A recent study led by Janet Werker, a psychologist at Vancouver’s University of British Columbia, suggests that children who learn two languages at once may have increased cognitive abilities such as enhanced visual and auditory sensitivity. While Werker does not believe that a person must grow up in a bilingual environment to gain such advantages, the study suggests that it can’t hurt.
Werker studied both bilingual and monolingual infants over their first eight months of development, comparing their perceptual abilities. One of the unique findings was that bilingual children seemed to be able to “change the rules” involved with language learning — essentially using the sensory skills needed for both languages in a variety of mental situations.
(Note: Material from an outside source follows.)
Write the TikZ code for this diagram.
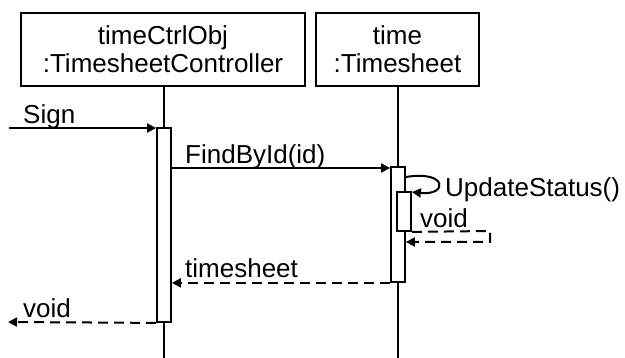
\documentclass[tikz,border=0pt]{standalone}
\usepackage{fontspec}
\setmainfont{Liberation Sans}
\usetikzlibrary{arrows.meta}
\begin{document}
\begin{tikzpicture}[x=1pt,y=-1pt,
  every node/.style={font=\fontsize{26}{28}\selectfont},
  objbox/.style={draw,line width=2pt,inner sep=0pt,align=center,minimum height=73pt},
  actbox/.style={draw,fill=white,line width=1.8pt,inner sep=0pt,minimum width=14pt},
  life/.style={line width=1.8pt},
  msg/.style={line width=2pt,-{Triangle[length=9pt,width=9pt]}},
  ret/.style={line width=2pt,dash pattern=on 10pt off 6pt,-{Triangle[length=9pt,width=9pt]}},
  lbl/.style={anchor=base west,inner sep=0pt}]
\useasboundingbox (0,0) rectangle (625,358);
% objects
\node[objbox,minimum width=284pt] (o1) at (163,49.5) {timeCtrlObj\\:TimesheetController};
\node[objbox,minimum width=163pt] (o2) at (397.5,49.5) {time\\:Timesheet};
% lifelines
\coordinate (e1) at (164,358);
\coordinate (e2) at (398,358);
\draw[life] (o1.south -| e1) -- (e1);
\draw[life] (o2.south -| e2) -- (e2);
% activations
\node[actbox,minimum height=194pt] (a1) at (164,225) {};
\node[actbox,minimum height=115pt] (a2) at (398,224.5) {};
\node[actbox,minimum height=39pt] (n2) at (404,211.5) {};
% free ends
\coordinate (s0) at (9,128);
\coordinate (v0) at (8,322);
\coordinate (r1) at (490,231);
\coordinate (r2) at (490,242);
% messages
\draw[msg] (s0) -- (a1.north west |- s0);
\node[lbl] (lsign) at (23,124) {Sign};
\draw[msg] (a1.east |- 0,168) -- (a2.west |- 0,168);
\node[lbl] (lfind) at (185,164) {FindById(id)};
\draw[msg] (a2.east |- 0,177) .. controls (448,170) and (448,196) .. (n2.east |- 0,192);
\node[lbl] (lupd) at (445,197) {UpdateStatus()};
\draw[ret] (n2.south east) -- (r1) -- (r2) -- (a2.east |- r2);
\node[lbl] (lvoid1) at (420,228) {void};
\draw[ret] (a2.south west) -- (a1.east |- a2.south west);
\node[lbl] (lts) at (185,278) {timesheet};
\draw[ret] (a1.south west) -- (v0);
\node[lbl] (lvoid2) at (23,318) {void};
\end{tikzpicture}
\end{document}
The findings run counter to the theory that suggests bilingualism may actually lead to language confusion. Benjamin Lee Whorf, the American linguist, once said, “Language shapes the way we think, and determines what we think about.” Whorf’s linguistic studies led to the principles of the Whorf hypothesis of linguistic relativity – a belief that speakers of different languages learn, think, and act differently depending on the language they speak and write. From Whorf’s findings, one may conclude that a child who engages in code-switching – the use of two or more languages in everday interactions – will develop language confusion. Scholars postulate that language confusion thus equals confusion with simple cognitive processing. Werker points out that there is no strong evidence of this – in fact bilingualism is common throughout the world and only in North America does it seem to be an issue.
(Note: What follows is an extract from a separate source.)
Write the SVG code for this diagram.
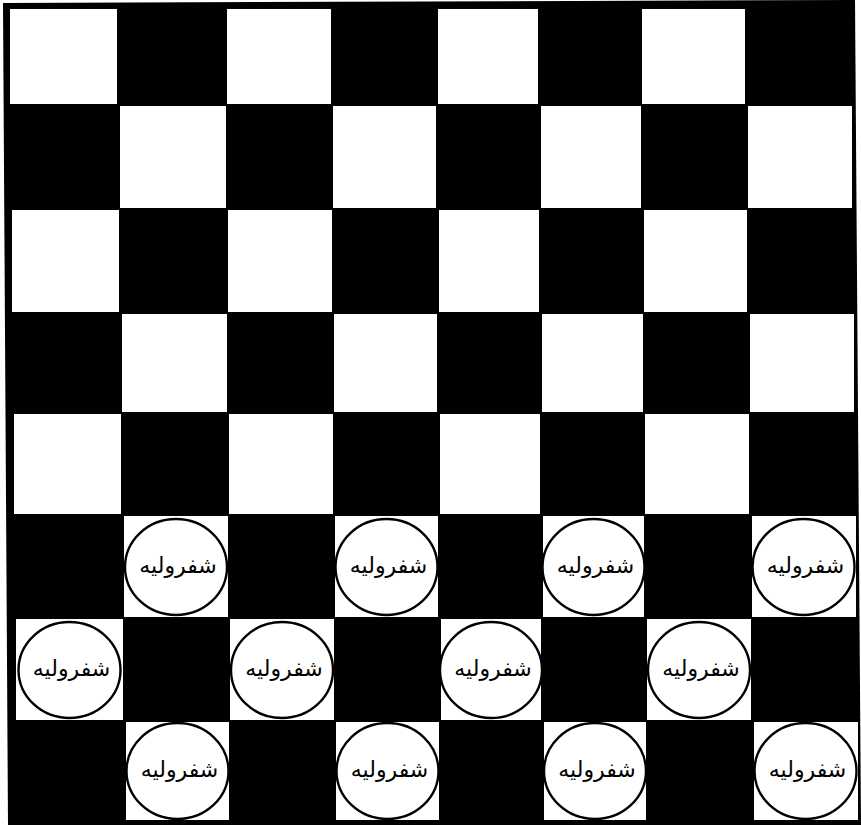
<svg xmlns="http://www.w3.org/2000/svg" width="861" height="825" viewBox="0 0 861 825">
<style>
.w{fill:#ffffff}
.pc ellipse{fill:#ffffff;stroke:#000000;stroke-width:2.4}
.pc text{font-family:"DejaVu Sans","Noto Sans",sans-serif;font-size:22px;fill:#000000;text-anchor:middle}
</style>
<rect x="0" y="0" width="861" height="825" fill="#ffffff"/>
<g id="board">
<polygon points="3,3 855,0 861,825 8,825" fill="#000000"/>
<!-- row 0 -->
<rect class="w" x="10" y="9" width="107" height="95"/>
<rect class="w" x="227" y="9" width="104" height="95"/>
<rect class="w" x="438" y="9" width="100" height="95"/>
<rect class="w" x="642" y="9" width="103" height="95"/>
<!-- row 1 -->
<rect class="w" x="120" y="106" width="106" height="102"/>
<rect class="w" x="333" y="106" width="103" height="102"/>
<rect class="w" x="541" y="106" width="100" height="102"/>
<rect class="w" x="748" y="106" width="104" height="102"/>
<!-- row 2 -->
<rect class="w" x="12" y="210" width="107" height="102"/>
<rect class="w" x="228" y="210" width="104" height="102"/>
<rect class="w" x="439" y="210" width="100" height="102"/>
<rect class="w" x="644" y="210" width="103" height="102"/>
<!-- row 3 -->
<rect class="w" x="122" y="314" width="105" height="98"/>
<rect class="w" x="334" y="314" width="103" height="98"/>
<rect class="w" x="542" y="314" width="101" height="98"/>
<rect class="w" x="750" y="314" width="104" height="98"/>
<!-- row 4 -->
<rect class="w" x="14" y="414" width="107" height="100"/>
<rect class="w" x="229" y="414" width="104" height="100"/>
<rect class="w" x="440" y="414" width="100" height="100"/>
<rect class="w" x="645" y="414" width="104" height="100"/>
<!-- row 5 -->
<rect class="w" x="124" y="516" width="104" height="101"/>
<rect class="w" x="335" y="516" width="103" height="101"/>
<rect class="w" x="543" y="516" width="101" height="101"/>
<rect class="w" x="752" y="516" width="104" height="101"/>
<!-- row 6 -->
<rect class="w" x="16" y="619" width="107" height="101"/>
<rect class="w" x="230" y="619" width="104" height="101"/>
<rect class="w" x="441" y="619" width="100" height="101"/>
<rect class="w" x="647" y="619" width="104" height="101"/>
<!-- row 7 -->
<rect class="w" x="126" y="722" width="103" height="98"/>
<rect class="w" x="336" y="722" width="103" height="98"/>
<rect class="w" x="544" y="722" width="102" height="98"/>
<rect class="w" x="754" y="722" width="104" height="98"/>
</g>
<g id="connectors"></g>
<g id="p51" class="pc"><ellipse cx="176" cy="567" rx="51" ry="48"/><text x="178" y="573">شفرولیه</text></g>
<g id="p53" class="pc"><ellipse cx="386.5" cy="567" rx="51" ry="48"/><text x="388.5" y="573">شفرولیه</text></g>
<g id="p55" class="pc"><ellipse cx="593.5" cy="567" rx="51" ry="48"/><text x="595.5" y="573">شفرولیه</text></g>
<g id="p57" class="pc"><ellipse cx="803.5" cy="567" rx="51" ry="48"/><text x="805.5" y="573">شفرولیه</text></g>
<g id="p60" class="pc"><ellipse cx="69.5" cy="670" rx="51" ry="48"/><text x="71.5" y="676">شفرولیه</text></g>
<g id="p62" class="pc"><ellipse cx="282" cy="670" rx="51" ry="48"/><text x="284" y="676">شفرولیه</text></g>
<g id="p64" class="pc"><ellipse cx="491" cy="670" rx="51" ry="48"/><text x="493" y="676">شفرولیه</text></g>
<g id="p66" class="pc"><ellipse cx="699" cy="670" rx="51" ry="48"/><text x="701" y="676">شفرولیه</text></g>
<g id="p71" class="pc"><ellipse cx="177.5" cy="771" rx="51" ry="48"/><text x="179.5" y="777">شفرولیه</text></g>
<g id="p73" class="pc"><ellipse cx="387.5" cy="771" rx="51" ry="48"/><text x="389.5" y="777">شفرولیه</text></g>
<g id="p75" class="pc"><ellipse cx="595" cy="771" rx="51" ry="48"/><text x="597" y="777">شفرولیه</text></g>
<g id="p77" class="pc"><ellipse cx="805.5" cy="771" rx="51" ry="48"/><text x="807.5" y="777">شفرولیه</text></g>
</svg>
Werker’s findings lend credence to the theory that babies are just as able to learn two languages from birth as they are one. In addition, babies who grow up in a bilingual environment are learning to pay attention to perceptual cues pertaining to two distinguishing languages, potentially increasing how much time they spend processing the world around them.
Have you had any experience that supports or contests this study? Has speaking more than one language boosted your ability to navigate through the world, or has it ever caused you trouble?